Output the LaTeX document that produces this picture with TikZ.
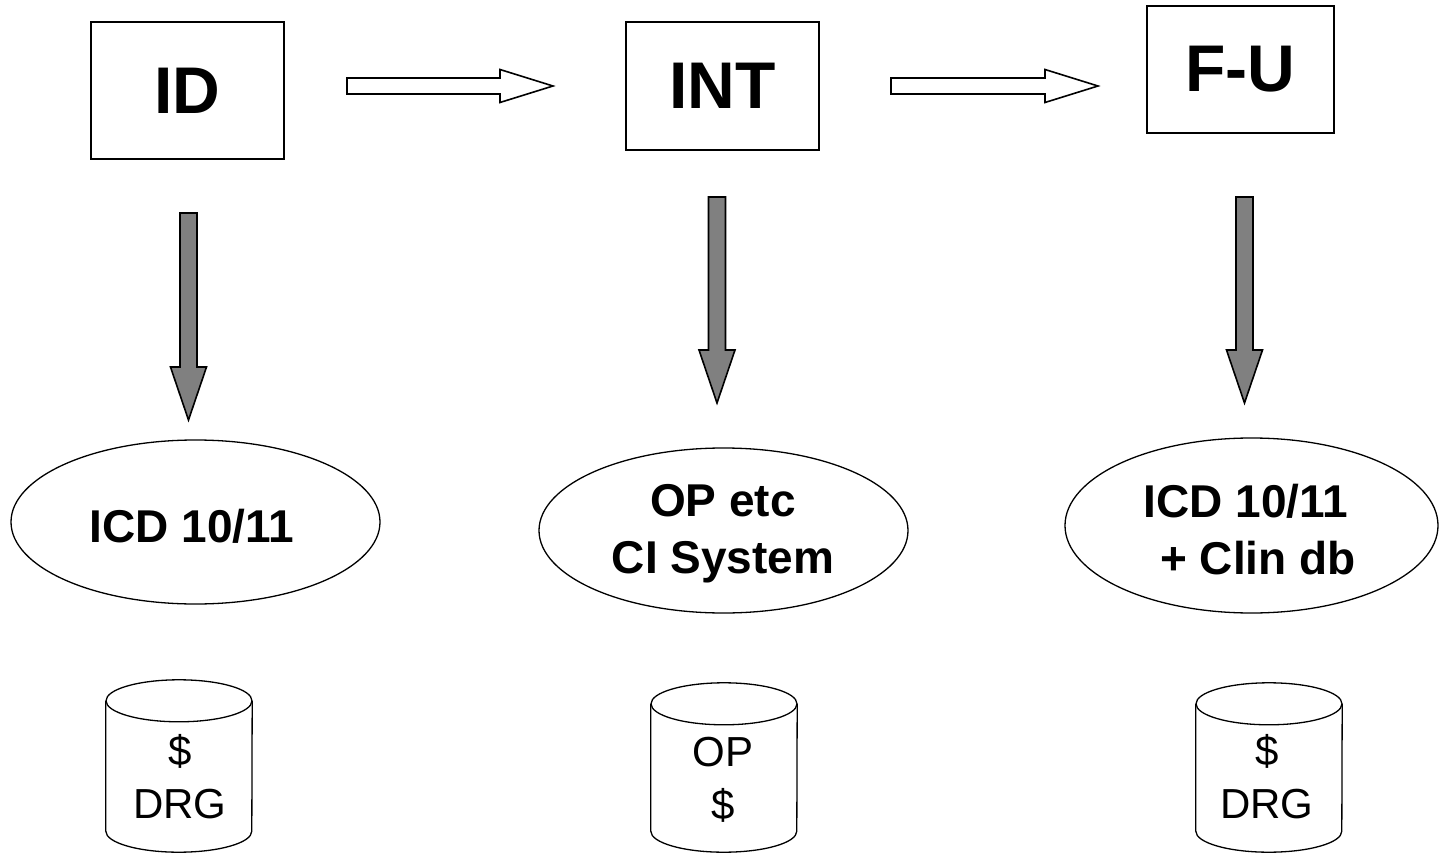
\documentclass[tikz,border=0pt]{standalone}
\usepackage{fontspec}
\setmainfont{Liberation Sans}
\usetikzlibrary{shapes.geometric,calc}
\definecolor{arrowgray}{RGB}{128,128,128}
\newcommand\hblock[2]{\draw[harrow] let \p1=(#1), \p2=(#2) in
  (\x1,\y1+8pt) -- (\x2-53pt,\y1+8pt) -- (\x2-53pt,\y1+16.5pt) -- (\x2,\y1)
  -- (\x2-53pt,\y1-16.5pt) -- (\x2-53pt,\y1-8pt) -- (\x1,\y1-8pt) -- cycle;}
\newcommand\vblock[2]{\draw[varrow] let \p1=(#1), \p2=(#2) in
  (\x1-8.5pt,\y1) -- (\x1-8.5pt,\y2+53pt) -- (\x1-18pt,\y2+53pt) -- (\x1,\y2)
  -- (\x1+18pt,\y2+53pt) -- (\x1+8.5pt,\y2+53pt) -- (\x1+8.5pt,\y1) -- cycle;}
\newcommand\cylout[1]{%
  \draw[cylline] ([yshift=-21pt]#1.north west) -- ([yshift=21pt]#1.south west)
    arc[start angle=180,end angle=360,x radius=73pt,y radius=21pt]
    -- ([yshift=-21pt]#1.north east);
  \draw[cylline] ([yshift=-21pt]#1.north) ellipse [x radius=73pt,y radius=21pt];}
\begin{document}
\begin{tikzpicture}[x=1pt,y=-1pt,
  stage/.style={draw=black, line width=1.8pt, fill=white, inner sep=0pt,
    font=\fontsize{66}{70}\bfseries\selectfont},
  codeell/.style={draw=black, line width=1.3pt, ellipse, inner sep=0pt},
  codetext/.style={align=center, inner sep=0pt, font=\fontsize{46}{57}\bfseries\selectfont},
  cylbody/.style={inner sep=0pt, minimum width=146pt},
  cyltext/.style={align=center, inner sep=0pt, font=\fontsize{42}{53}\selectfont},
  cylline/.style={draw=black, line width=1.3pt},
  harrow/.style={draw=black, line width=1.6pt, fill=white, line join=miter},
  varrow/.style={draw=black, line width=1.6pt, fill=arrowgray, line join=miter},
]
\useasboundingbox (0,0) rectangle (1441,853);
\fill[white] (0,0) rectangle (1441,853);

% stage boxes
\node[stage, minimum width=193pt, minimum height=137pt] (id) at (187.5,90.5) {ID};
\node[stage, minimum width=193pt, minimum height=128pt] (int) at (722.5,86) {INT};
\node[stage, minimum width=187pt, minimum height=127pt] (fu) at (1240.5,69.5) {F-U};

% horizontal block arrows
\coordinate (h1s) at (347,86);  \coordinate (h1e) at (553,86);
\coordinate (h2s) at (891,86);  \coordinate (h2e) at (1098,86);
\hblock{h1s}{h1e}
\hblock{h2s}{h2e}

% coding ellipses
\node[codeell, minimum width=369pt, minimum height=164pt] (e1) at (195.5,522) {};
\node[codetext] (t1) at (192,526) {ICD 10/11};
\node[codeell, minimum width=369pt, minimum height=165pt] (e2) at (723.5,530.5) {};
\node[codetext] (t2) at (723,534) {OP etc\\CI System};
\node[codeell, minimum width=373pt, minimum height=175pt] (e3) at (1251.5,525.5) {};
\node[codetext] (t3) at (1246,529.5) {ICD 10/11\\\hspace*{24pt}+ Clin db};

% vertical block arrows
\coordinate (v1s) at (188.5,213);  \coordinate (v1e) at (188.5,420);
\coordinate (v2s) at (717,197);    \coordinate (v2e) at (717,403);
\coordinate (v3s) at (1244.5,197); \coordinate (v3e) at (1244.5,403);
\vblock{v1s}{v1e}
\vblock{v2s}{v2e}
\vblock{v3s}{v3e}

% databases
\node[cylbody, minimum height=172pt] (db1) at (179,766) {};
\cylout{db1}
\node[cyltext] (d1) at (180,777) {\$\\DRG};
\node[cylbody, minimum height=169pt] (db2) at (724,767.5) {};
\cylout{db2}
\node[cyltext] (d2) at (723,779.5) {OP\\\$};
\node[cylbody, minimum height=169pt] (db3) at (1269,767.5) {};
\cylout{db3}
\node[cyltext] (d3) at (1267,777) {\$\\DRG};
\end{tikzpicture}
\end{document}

> [EXERCISE GOAL]:
Write out the listing above again, exactly, but with no pictures in the copy.

> [SOLUTION TO THE PROBLEM]:
Output the LaTeX document that produces this picture with TikZ.
\documentclass[tikz,border=0pt]{standalone}
\usepackage{fontspec}
\setmainfont{Liberation Sans}
\usetikzlibrary{shapes.geometric,calc}
\definecolor{arrowgray}{RGB}{128,128,128}
\newcommand\hblock[2]{\draw[harrow] let \p1=(#1), \p2=(#2) in
  (\x1,\y1+8pt) -- (\x2-53pt,\y1+8pt) -- (\x2-53pt,\y1+16.5pt) -- (\x2,\y1)
  -- (\x2-53pt,\y1-16.5pt) -- (\x2-53pt,\y1-8pt) -- (\x1,\y1-8pt) -- cycle;}
\newcommand\vblock[2]{\draw[varrow] let \p1=(#1), \p2=(#2) in
  (\x1-8.5pt,\y1) -- (\x1-8.5pt,\y2+53pt) -- (\x1-18pt,\y2+53pt) -- (\x1,\y2)
  -- (\x1+18pt,\y2+53pt) -- (\x1+8.5pt,\y2+53pt) -- (\x1+8.5pt,\y1) -- cycle;}
\newcommand\cylout[1]{%
  \draw[cylline] ([yshift=-21pt]#1.north west) -- ([yshift=21pt]#1.south west)
    arc[start angle=180,end angle=360,x radius=73pt,y radius=21pt]
    -- ([yshift=-21pt]#1.north east);
  \draw[cylline] ([yshift=-21pt]#1.north) ellipse [x radius=73pt,y radius=21pt];}
\begin{document}
\begin{tikzpicture}[x=1pt,y=-1pt,
  stage/.style={draw=black, line width=1.8pt, fill=white, inner sep=0pt,
    font=\fontsize{66}{70}\bfseries\selectfont},
  codeell/.style={draw=black, line width=1.3pt, ellipse, inner sep=0pt},
  codetext/.style={align=center, inner sep=0pt, font=\fontsize{46}{57}\bfseries\selectfont},
  cylbody/.style={inner sep=0pt, minimum width=146pt},
  cyltext/.style={align=center, inner sep=0pt, font=\fontsize{42}{53}\selectfont},
  cylline/.style={draw=black, line width=1.3pt},
  harrow/.style={draw=black, line width=1.6pt, fill=white, line join=miter},
  varrow/.style={draw=black, line width=1.6pt, fill=arrowgray, line join=miter},
]
\useasboundingbox (0,0) rectangle (1441,853);
\fill[white] (0,0) rectangle (1441,853);

% stage boxes
\node[stage, minimum width=193pt, minimum height=137pt] (id) at (187.5,90.5) {ID};
\node[stage, minimum width=193pt, minimum height=128pt] (int) at (722.5,86) {INT};
\node[stage, minimum width=187pt, minimum height=127pt] (fu) at (1240.5,69.5) {F-U};

% horizontal block arrows
\coordinate (h1s) at (347,86);  \coordinate (h1e) at (553,86);
\coordinate (h2s) at (891,86);  \coordinate (h2e) at (1098,86);
\hblock{h1s}{h1e}
\hblock{h2s}{h2e}

% coding ellipses
\node[codeell, minimum width=369pt, minimum height=164pt] (e1) at (195.5,522) {};
\node[codetext] (t1) at (192,526) {ICD 10/11};
\node[codeell, minimum width=369pt, minimum height=165pt] (e2) at (723.5,530.5) {};
\node[codetext] (t2) at (723,534) {OP etc\\CI System};
\node[codeell, minimum width=373pt, minimum height=175pt] (e3) at (1251.5,525.5) {};
\node[codetext] (t3) at (1246,529.5) {ICD 10/11\\\hspace*{24pt}+ Clin db};

% vertical block arrows
\coordinate (v1s) at (188.5,213);  \coordinate (v1e) at (188.5,420);
\coordinate (v2s) at (717,197);    \coordinate (v2e) at (717,403);
\coordinate (v3s) at (1244.5,197); \coordinate (v3e) at (1244.5,403);
\vblock{v1s}{v1e}
\vblock{v2s}{v2e}
\vblock{v3s}{v3e}

% databases
\node[cylbody, minimum height=172pt] (db1) at (179,766) {};
\cylout{db1}
\node[cyltext] (d1) at (180,777) {\$\\DRG};
\node[cylbody, minimum height=169pt] (db2) at (724,767.5) {};
\cylout{db2}
\node[cyltext] (d2) at (723,779.5) {OP\\\$};
\node[cylbody, minimum height=169pt] (db3) at (1269,767.5) {};
\cylout{db3}
\node[cyltext] (d3) at (1267,777) {\$\\DRG};
\end{tikzpicture}
\end{document}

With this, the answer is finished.